Officers arrived at a trailer to find six dead adults and a man with serious injuries who died later at a hospital, the Colorado Springs Gazette reported.
The suspected shooter was the boyfriend of a female victim at the party attended by friends, family and children. He walked inside and opened fire before shooting himself, police said.
The birthday party was for one of the people killed, police said.
German Catholics to bless gay unions despite Vatican ban
BERLIN (AP) — Germany's powerful Catholic progressives are openly defying a recent Holy See pronouncement that priests cannot bless same-sex unions by offering such blessings at services in about 100 different churches all over the country this week.
The blessings at open worship services are the latest pushback from German Catholics against a document released in March by the Vatican's orthodoxy office, the Congregation for the Doctrine of the Faith, which said Catholic clergy cannot bless same-sex unions because God "cannot bless sin."
The document pleased conservatives and disheartened advocates for LGBTQ Catholics around the globe. But the response has been particularly acute in Germany, where the German church has been at the forefront of opening discussion on hot-button issues such as the church's teaching on homosexuality as part of a formal process of debate and reform.
The dozens of church services celebrating blessings of gay unions are the latest escalation in tensions between conservatives and progressives that have already sparked alarm, primarily from the right, that part of the German church might be heading into schism.
Germany is no stranger to schism: 500 years ago, Martin Luther launched the Reformation here.
Medina Spirit could lose Ky.

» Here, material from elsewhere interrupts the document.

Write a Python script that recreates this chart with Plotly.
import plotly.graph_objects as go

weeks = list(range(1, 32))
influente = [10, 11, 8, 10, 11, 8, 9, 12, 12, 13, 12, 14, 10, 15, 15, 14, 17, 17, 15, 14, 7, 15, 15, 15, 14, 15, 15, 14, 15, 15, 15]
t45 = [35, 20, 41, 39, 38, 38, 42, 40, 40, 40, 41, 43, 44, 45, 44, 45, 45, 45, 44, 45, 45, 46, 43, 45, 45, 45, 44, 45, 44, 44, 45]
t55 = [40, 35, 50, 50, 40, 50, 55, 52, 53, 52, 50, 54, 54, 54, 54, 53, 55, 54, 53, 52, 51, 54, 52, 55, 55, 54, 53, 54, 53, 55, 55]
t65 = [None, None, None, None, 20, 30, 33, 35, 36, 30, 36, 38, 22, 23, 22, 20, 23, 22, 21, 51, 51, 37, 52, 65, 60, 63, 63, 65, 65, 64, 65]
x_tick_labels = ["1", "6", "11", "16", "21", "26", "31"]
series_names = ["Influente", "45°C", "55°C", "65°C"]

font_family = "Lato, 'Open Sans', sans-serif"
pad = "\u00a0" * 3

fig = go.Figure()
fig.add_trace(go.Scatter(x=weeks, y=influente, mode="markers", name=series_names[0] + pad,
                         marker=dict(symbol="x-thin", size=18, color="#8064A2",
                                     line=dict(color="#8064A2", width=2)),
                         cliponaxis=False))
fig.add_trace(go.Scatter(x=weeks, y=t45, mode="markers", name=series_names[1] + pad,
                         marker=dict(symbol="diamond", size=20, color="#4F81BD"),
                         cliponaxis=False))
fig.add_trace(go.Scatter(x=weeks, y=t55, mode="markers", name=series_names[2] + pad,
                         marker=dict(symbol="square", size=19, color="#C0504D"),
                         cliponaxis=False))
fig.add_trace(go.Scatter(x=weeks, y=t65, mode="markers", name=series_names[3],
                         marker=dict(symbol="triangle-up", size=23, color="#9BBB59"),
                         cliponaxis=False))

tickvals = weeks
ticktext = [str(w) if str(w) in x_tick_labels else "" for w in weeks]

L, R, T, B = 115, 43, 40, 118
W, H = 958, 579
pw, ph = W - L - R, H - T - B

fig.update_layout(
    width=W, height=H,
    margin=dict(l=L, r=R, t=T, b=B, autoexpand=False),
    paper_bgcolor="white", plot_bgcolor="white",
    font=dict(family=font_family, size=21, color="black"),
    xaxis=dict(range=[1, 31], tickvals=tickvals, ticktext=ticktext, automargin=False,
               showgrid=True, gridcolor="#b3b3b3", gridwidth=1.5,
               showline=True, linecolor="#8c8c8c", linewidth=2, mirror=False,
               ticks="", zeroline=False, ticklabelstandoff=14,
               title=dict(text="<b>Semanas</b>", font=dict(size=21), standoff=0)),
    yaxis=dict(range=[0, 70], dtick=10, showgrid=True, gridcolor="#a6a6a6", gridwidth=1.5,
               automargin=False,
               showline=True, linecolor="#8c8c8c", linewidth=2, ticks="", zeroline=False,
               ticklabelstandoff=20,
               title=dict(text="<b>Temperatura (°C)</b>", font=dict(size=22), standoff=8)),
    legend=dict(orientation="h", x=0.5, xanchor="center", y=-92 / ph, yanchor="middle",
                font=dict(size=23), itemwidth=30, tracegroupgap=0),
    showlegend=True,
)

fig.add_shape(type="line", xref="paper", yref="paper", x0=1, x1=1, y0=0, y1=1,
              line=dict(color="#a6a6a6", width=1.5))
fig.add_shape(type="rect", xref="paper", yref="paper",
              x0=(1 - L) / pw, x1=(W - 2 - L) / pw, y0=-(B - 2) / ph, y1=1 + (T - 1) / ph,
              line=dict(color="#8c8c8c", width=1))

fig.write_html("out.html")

Derby win; track bans Baffert
LOUISVILLE, Ky. (AP) — Medina Spirit's victory in the Kentucky Derby is in serious jeopardy because of a failed postrace drug test, one that led Churchill Downs to suspend Hall of Fame trainer Bob Baffert on Sunday in the latest scandal to plague the sport.
Baffert denied all wrongdoing and promised to be fully transparent with the Kentucky Horse Racing Commission during its investigation. Baffert's barn received word Saturday that Medina Spirit had tested positive for an excessive amount of the steroid betamethasone, which is sometimes used to treat pain and inflammation in horses.
Medina Spirit's win over Mandaloun in the Derby stands — for now.
"To be clear, if the findings are upheld, Medina Spirit's results in the Kentucky Derby will be invalidated and Mandaloun will be declared the winner," Churchill Downs officials said in a statement shortly after Baffert held a hastily planned morning news conference outside his barn to announce and respond to the allegations.
The track said failure to comply with the rules and medication protocols jeopardizes the safety of horses and jockeys, the sport's integrity and the Derby's reputation.